WOW!! I thought I was the only Mormon on this site. That's awesome!
That makes three of us.
Actually, I'm not sure that the abandonment of Polygamy was mainly a question of respecting the law. After all, it was just as illegal most places during the previous fifty years that we'd been practising it, though the matter hadn't got to the Supreme Court, so maybe could be considered still "open" in some sense.
It was basically the fact that our position was ceasing to be tenable. Not only was the Federal Government getting tougher, but the economics of it were getting worse. Since the transcontinental railroad reached Utah in 1869, there had been an increasing flow of eastern manufactures into Utah, not necessities of life, but little semi-luxuries which a husband could buy for one wife, but not for several. So by the 1880s, being a plural wife essentially meant embracing a life of genteel (and sometimes not so genteel) poverty. The result was predictable. By the 1880s, only about half as many plural marriages were being solemnised as in the 1860s.

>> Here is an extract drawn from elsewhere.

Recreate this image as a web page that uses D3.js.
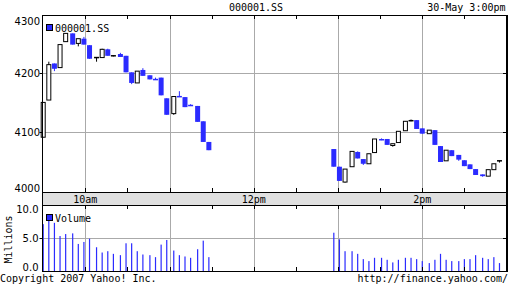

As a result, Polygamy was getting increasingly marginalised. Polygamists still dominated the leadership, but among the "rank and file", where it had always been a minority practice, it was becoming a steadily smaller one, and this threatened the Church's unity. Many Saints were increasingly unenthusiastic about getting all this hassle for the sake of something they themselves didn't practice. The writing was on the wall by about 1885, when a draft State Constitution, including a prohibition of Polygamy, won a "yes" vote not only in the Territory as a whole, but even in solidly Mormon counties. President Woodruff, who was nobody's fool, got the message, and sought the Lord's guidance as to what it meant, and the 1890 Manifesto duly followed.
Earlier, Polygamy had been a unifying force. As the leading figures of the Church were largely polygamists, they had to stick together. If you quarrelled with Brigham Young, you had nowhere to go. You couldn't just go back to Illinois with your seven wives in tow. As a result, internal splits like the one at Kirtland became much less likely. By 1890, though, it had turned from a unifying force into a divisive one , and so had outlived its usefulness.